FIG. 1: dal film “Metropolis”, di Fritz Lang (1927)
Sant’Agostino (354 – 430), grande uomo di marketing delle proprie idee, a proposito del tempo è stato molto esplicito e chiaro: “Io so che cosa è il tempo. Ma se qualcuno mi chiede: ‘Che cos’è il tempo?’, allora non lo so più.”
Da allora sono passati molti secoli, ma in fondo ancora oggi – e anche nell’ambito organizzativo – non è facile definire il concetto di tempo in termini del tutto esaurienti. Immaginare del resto di superare al riguardo la potenza del pensiero di un Padre della Chiesa dalla cultura e intelligenza sconfinata, rischia di risultare velleitario.
Alcune considerazioni possiamo però avanzarle, proprio in base a tutto quello che ci è successo e ci sta succedendo.
È prima di tutto bene ricordare che non può esservi separazione netta tra tempo di lavoro e tempo di non lavoro. Il discorrere di tempo libero – infatti – presuppone la contemporanea esistenza di una dimensione temporale dove si è prigionieri (magari inconsapevoli, ma pur sempre carcerati…). E non è né bello né sano passare il maggior tempo della propria vita diurna in un carcere, fabbrica, associazione o ufficio che sia.
L’orologio misura il tempo che passa. E il tempo passa con uguale cadenza e ritmo, al lavoro e nel resto del nostro vivere. Sono le nostre percezioni che cambiano. E se l’uomo è portato a sostenere che – appunto – il Tempo passa, il Tempo, dal canto suo, può benissimo sostenere che è invece l’Uomo a passare…Alla lunga, è il Tempo ad aver indubbiamente ragione!
La considerazione che allora possiamo avanzare sul piano applicativo, riguarda il fatto che il tempo deve necessariamente essere considerato una risorsa privilegiata, forse la risorsa di maggior valore che uomini, donne e organizzazioni hanno a disposizione. Paradossalmente, sul piano individuale e organizzativo, siamo abilissimi nello sprecare ciò che non potremo in alcun modo recuperare. Una riunione convocata per le nove e trenta e che dovesse iniziare alle dieci, comporta la perdita secca di trenta minuti. Trenta minuti che non potranno essere recuperati “in coda”, come si dice. Ci si potrà fermare una mezz’ora in più – è vero – ma “quel” tempo sarà un tempo necessariamente diverso.
L’orologio riportato nella fig. 1, è tratto da un fermo immagine del film Metropolis, di Fritz Lang (1927).
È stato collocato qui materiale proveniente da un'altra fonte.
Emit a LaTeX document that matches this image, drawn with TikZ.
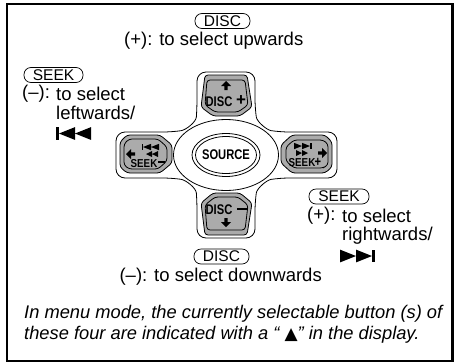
\documentclass[tikz,border=0pt]{standalone}
\usepackage{fontspec}
\setmainfont{Liberation Sans}
\newfontfamily\symfont{DejaVu Sans}
\usetikzlibrary{shapes.geometric}

\begin{document}
\begin{tikzpicture}[
x=1pt, y=-1pt,
label/.style={inner sep=0pt, font=\fontsize{18.5}{20}\selectfont},
note/.style={inner sep=0pt, align=left, font=\fontsize{18.3}{21}\selectfont\itshape},
pill/.style={draw, line width=0.7pt, rounded corners=7pt, inner sep=0pt,
minimum height=15pt, font=\fontsize{15.5}{16}\selectfont},
capbig/.style={inner sep=0pt, xscale=0.8, font=\fontsize{14}{14}\selectfont\bfseries},
capsmall/.style={inner sep=0pt, xscale=0.85, font=\fontsize{11.5}{12}\selectfont\bfseries},
capplus/.style={inner sep=0pt, font=\fontsize{17}{17}\selectfont\bfseries},
shell/.style={draw, line width=0.8pt, fill=white, rounded corners=9pt},
keyface/.style={draw, line width=0.8pt, fill=black!33, rounded corners=3pt},
oval/.style={draw, ellipse, line width=0.8pt, inner sep=0pt},
arrowhead/.pic={\fill (0,-5) -- (5,0) -- (1.7,0) -- (1.7,4) -- (-1.7,4) -- (-1.7,0) -- (-5,0) -- cycle;},
skiptwo/.pic={\fill (0,0) -- (8,-3.2) -- (8,3.2) -- cycle (8,0) -- (16,-3.2) -- (16,3.2) -- cycle;
\fill (-1.5,-3.2) rectangle (0,3.2);},
seektwo/.pic={\fill (0,0) -- (6,-3) -- (6,3) -- cycle (6,0) -- (12,-3) -- (12,3) -- cycle;}
]

\useasboundingbox (0,0) rectangle (454,362);
\draw[line width=2.4pt] (7,4) rectangle (452.6,361);

% outer shape of the pad
\draw[shell] (172,132) .. controls (186,130) and (196,122) .. (197,108) -- (197,72) -- (255,72) -- (255,108)
.. controls (257,122) and (267,130) .. (280,132) -- (337,132) -- (337,178) -- (280,178)
.. controls (267,180) and (257,188) .. (255,202) -- (255,238) -- (197,238) -- (197,202)
.. controls (196,188) and (186,180) .. (172,178) -- (116,178) -- (116,132) -- cycle;

% the four keys
\draw[keyface] (205,75) -- (247,75) -- (252,107) -- (240,116) -- (213,116) -- (201,107) -- cycle;
\draw[keyface] (207,80) -- (245,80) -- (248,105) -- (238,112) -- (215,112) -- (205,105) -- cycle;
\draw[keyface] (205,235) -- (247,235) -- (252,203) -- (240,193) -- (213,193) -- (201,203) -- cycle;
\draw[keyface] (207,230) -- (245,230) -- (248,205) -- (238,197) -- (215,197) -- (205,205) -- cycle;
\draw[keyface] (120,142) -- (127,135) -- (160,135) -- (172,145) -- (172,163) -- (160,173) -- (127,173) -- (120,167) -- cycle;
\draw[keyface] (124,144) -- (129,139) -- (158,139) -- (167,147) -- (167,161) -- (158,169) -- (129,169) -- (124,165) -- cycle;
\draw[keyface] (332,142) -- (325,135) -- (292,135) -- (281,145) -- (281,163) -- (292,173) -- (325,173) -- (332,167) -- cycle;
\draw[keyface] (328,144) -- (323,140) -- (294,140) -- (286,147) -- (286,161) -- (294,168) -- (323,168) -- (328,165) -- cycle;

\node[oval, minimum width=105pt, minimum height=71pt] (ring) at (226,155) {};
\node[oval, minimum width=68pt, minimum height=43pt] (sourceouter) at (226,155) {};
\node[oval, minimum width=61pt, minimum height=37pt] (sourceinner) at (226,155) {};
\node[capbig] (source) at (226,155) {SOURCE};

\node[capbig] (discup) at (219,102) {DISC};
\node[capplus] (plusup) at (241,101) {+};
\node[capbig] (discdown) at (219,210) {DISC};
\draw[line width=1.5pt] (237,209) -- (247,209);
\node[capsmall] (seekleft) at (144,164) {SEEK};
\draw[line width=1.2pt] (158,162) -- (165,162);
\node[capsmall] (seekright) at (302,163) {SEEK};
\node[capbig] (plusbutton) at (318,162) {+};

\pic at (226,86) {arrowhead};
\pic[rotate=180] at (226,222) {arrowhead};
\pic[rotate=90] at (131,154) {arrowhead};
\pic[rotate=-90] at (322,153) {arrowhead};
\pic at (143,147) {skiptwo};
\pic at (146,154) {seektwo};
\pic[xscale=-1] at (310,146) {skiptwo};
\pic[xscale=-1] at (308,153) {seektwo};

% labels
\node[pill, minimum width=55pt] (discplus) at (222.5,21) {DISC};
\node[label, anchor=west] (selectup) at (124,41) {(+): to select upwards};

\node[pill, minimum width=59pt] (seekminus) at (53.5,75) {SEEK};
\node[label, anchor=west] (minusleft) at (22,94) {(–):};
\node[label, anchor=west] (selectleft) at (56,94) {to select};
\node[label, anchor=west] (leftwards) at (56,113) {leftwards/};
\pic[xscale=2, yscale=2] at (59,133.5) {skiptwo};

\node[pill, minimum width=60pt] (seekplus) at (339,196.5) {SEEK};
\node[label, anchor=west] (plusright) at (307,216) {(+):};
\node[label, anchor=west] (selectright) at (342,216) {to select};
\node[label, anchor=west] (rightwards) at (342,236) {rightwards/};
\pic[xscale=-2, yscale=2] at (372,256) {skiptwo};

\node[pill, minimum width=55pt] (discminus) at (221.5,256.5) {DISC};
\node[label, anchor=east] (selectdown) at (322,277) {(–): to select downwards};

\node[note, anchor=west] (menunote) at (24,324.5) {In menu mode, the currently selectable button (s) of\\
these four are indicated with a “ {\symfont\upshape\fontsize{17}{21}\selectfont ▲}” in the display.};

\end{tikzpicture}
\end{document}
La trama: nel 2026, in una megalopoli a due livelli, gli operai che lavorano come schiavi nelle viscere della terra sono incitati alla rivolta da un robot dalle fattezze di donna, che ricorda molto da vicino una di loro, la mite e pia Maria. L’ha costruito uno scienziato al servizio dei padroni che però vuole vendicarsi di John Fredersen, il dominatore della città. La rivolta provoca un’inondazione che colpisce i quartieri poveri e operai della città: Maria convince il figlio di Fredersen (Freder) a far da mediatore tra padroni e operai. Nasce un nuovo patto sociale.
Ciò che a noi interessa notare (e, guardando il film, lo notano davvero in pochi…) è che l’orologio non ha dodici, ma dieci ore. Vengono misurate soltanto le dieci ore di lavoro. Non c’è, né è previsto, altro e ulteriore tempo in cui vivere e viversi.
Ecco codificato, nel film di Lang, ciò di cui stiamo discutendo: applichiamoci allora per far sì che il vivere umano non presupponga due dimensioni nettamente separate l’una dall’altra. Il lavoro contrapposto alla vita… Indurremmo una sorta di schizofrenia che alla lunga ci porterebbe a vivere infelicemente. E quando le persone (vogliamo per convenzione continuare a chiamarle “risorse umane”?) sono infelici, il fatturato non decolla e la qualità di prodotti e servizi lascerà sempre a desiderare. Chi ha responsabilità organizzative a livello gestionale, non potrà mai eludere la questione. Di più. Dovrà al riguardo assumersi precise responsabilità. Tenendo a mente un fatto e una tendenza: mentre siamo abituati a valutare con attenzione il rischio connesso a una qualsiasi ipotesi di cambiamento, raramente valutiamo con uguale attenzione il rischio connesso alla mancanza di cambiamento. Da questo punto di vista, dovremmo coraggiosamente imparare a gestire il nostro tempo in modo diverso. Difficile a farsi, vista la nostra naturale resistenza al cambiamento… Comunque, tentar non dovrebbe nuocerci più di tanto.